The AAMC Group on Graduate Research, Education, and Training (GREAT) Group has a list of summer undergraduate research programs affiliated with medical schools on the GREAT Group site at:

Do I need to volunteer in a hospital or shadow?

If you want to discover more about the profession you are choosing, you should seek out clinical experience. Health professions schools will expect that you have an interest, and are motivated to spend time in health care delivery settings. Almost all hospitals, and many other health facilities, have a coordinator for volunteers. That person can tell you what is available and what the time commitment will be. Some alternatives to the common Emergency Room volunteer ship include assisting in a nursing home or in a mental health facility, at an HMO or a community clinic, at a rehab center or a birthing center. You may really enjoy these experiences and your help may be more valued. See the left sidebar of this page to find local volunteer opportunities, and look for similar organizations near your home in the summer.

Also consider broader community service work as a way of developing the important qualities of compassion, interpersonal communications skills, cultural competence, and humility that will serve you well as a health care provider. Consider joining the Leonard Carmichael Society which serves as an umbrella for close to 40 community service activities.
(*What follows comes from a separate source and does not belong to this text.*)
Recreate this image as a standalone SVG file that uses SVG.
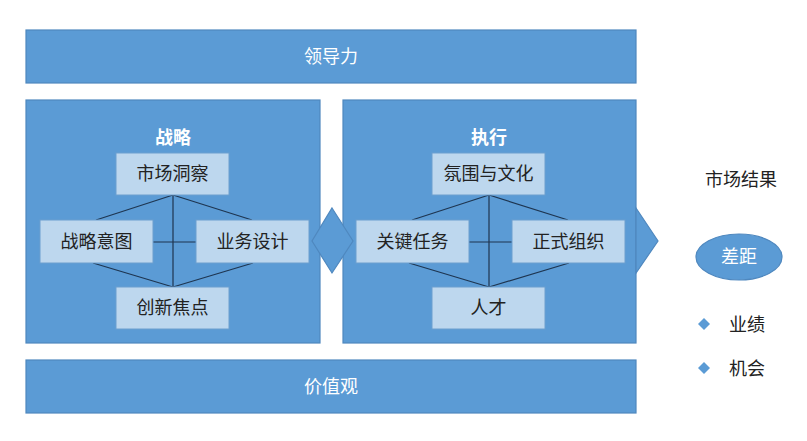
<svg xmlns="http://www.w3.org/2000/svg" width="807" height="441" viewBox="0 0 807 441">
<style>
.big{fill:#5b9bd5;stroke:#4f88bf;stroke-width:1.2}
.inner{fill:#bdd7ee;stroke:#6d9fcf;stroke-width:1}
.t{font-family:"Noto Sans CJK SC","Liberation Sans",sans-serif;font-size:18px;fill:#222;text-anchor:middle}
.w{font-family:"Noto Sans CJK SC","Liberation Sans",sans-serif;font-size:18px;fill:#fff;text-anchor:middle}
.ln{stroke:#1e3550;stroke-width:1.2;fill:none}
</style>
<rect width="807" height="441" fill="#fff"/>
<g id="leadership"><rect class="big" x="26" y="30" width="610" height="53"/><text class="w" x="331" y="63">领导力</text></g>
<g id="strategy"><rect class="big" x="26" y="100" width="294" height="243"/><text class="w" x="173" y="144" font-weight="bold">战略</text></g>
<g id="execution"><rect class="big" x="343" y="100" width="293" height="243"/><text class="w" x="489" y="144" font-weight="bold">执行</text></g>
<g id="values"><rect class="big" x="26" y="360" width="610" height="53"/><text class="w" x="331" y="393">价值观</text></g>
<g id="connectors">
<path class="ln" d="M173,195 L96,220 M173,195 L252,220 M173,195 L173,287 M153,242 L196,242 M93,263 L173,287 M253,263 L173,287"/>
<path class="ln" d="M489,195 L412,220 M489,195 L568,220 M489,195 L489,287 M469,242 L512,242 M409,263 L489,287 M569,263 L489,287"/>
</g>
<g id="market-insight"><rect class="inner" x="116" y="153" width="113" height="42"/><text class="t" x="172.5" y="180">市场洞察</text></g>
<g id="strategic-intent"><rect class="inner" x="40" y="220" width="113" height="43"/><text class="t" x="96.5" y="248">战略意图</text></g>
<g id="business-design"><rect class="inner" x="196" y="220" width="113" height="43"/><text class="t" x="252.5" y="248">业务设计</text></g>
<g id="innovation-focus"><rect class="inner" x="116" y="287" width="113" height="42"/><text class="t" x="172.5" y="314">创新焦点</text></g>
<g id="climate-culture"><rect class="inner" x="432" y="153" width="113" height="42"/><text class="t" x="488.5" y="180">氛围与文化</text></g>
<g id="key-tasks"><rect class="inner" x="356" y="220" width="113" height="43"/><text class="t" x="412.5" y="248">关键任务</text></g>
<g id="formal-org"><rect class="inner" x="512" y="220" width="113" height="43"/><text class="t" x="568.5" y="248">正式组织</text></g>
<g id="talent"><rect class="inner" x="432" y="287" width="113" height="42"/><text class="t" x="488.5" y="314">人才</text></g>
<g id="link-diamond"><polygon class="big" points="332,208 353,241 332,273 312,241"/></g>
<g id="out-arrow"><polygon class="big" points="636,208 658,241 636,273"/></g>
<g id="market-result"><text class="t" x="741" y="186">市场结果</text></g>
<g id="gap"><ellipse class="big" cx="739" cy="257" rx="43" ry="23"/><text class="w" x="739" y="263">差距</text></g>
<g id="performance"><polygon fill="#5b9bd5" points="704,318 710,324 704,330 698,324"/><text class="t" x="729" y="331" text-anchor="start" style="text-anchor:start">业绩</text></g>
<g id="opportunity"><polygon fill="#5b9bd5" points="704,362 710,368 704,374 698,368"/><text class="t" x="729" y="375" style="text-anchor:start">机会</text></g>
</svg>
Or look at some of the other health-related clubs on campus that do service – see the left sidebar.

Do not confuse shadowing with volunteer or service work. It is very reasonable to shadow physicians or dentists or other providers. They can share their experiences with you, and you can get a view of their work life. Try the Career Center Alumni Career Advisory Network as one way to make contacts and possibly arrange a shadowing experience. But shadowing does not allow you to do something directly for patients or others in need. Shadowing is only one component of your preparing yourself experientially for your future health profession.

Finally, if you tell schools that you want to be a doctor because you want to help people, you should be able demonstrate that in the activities in which you have participated. Volunteer work or community service activities are concrete ways of following up your interests.

What about international medical programs?

There are a plethora of opportunities for legitimate international health work, and also for “voluntourism.” Be honest with yourself about why you want to do these, and about how they impact the people they are supposed to be helping. Recent concerns about ethical issues raised by some of these experiences and activities have prompted guidelines from both the AAMC and ADEA. Please read them before proceeding: Guidelines for Premedical Students & Guidelines for Predental Students 

Tufts University is an institution with a commitment to active citizenship and global awareness and involvement. Hence you can find multiple opportunities through Tufts. In the near future, a new site will be launched by Tufts that will attempt to pull all these together and will be a good starting point for you. In addition, you can look at the international opportunities listed on the left sidebar of this page. Career Center has a section under their job listings for short-term opportunities that are often international and health or service oriented.

All of these have the potential of being wonderful experiences for you while still truly helping those in the places where you go. But remember that there is great need in this country as well, and that understanding our own health care delivery system (the one in which you are most likely going to train and then work) is important. You should be sure to have some domestic experiences as well.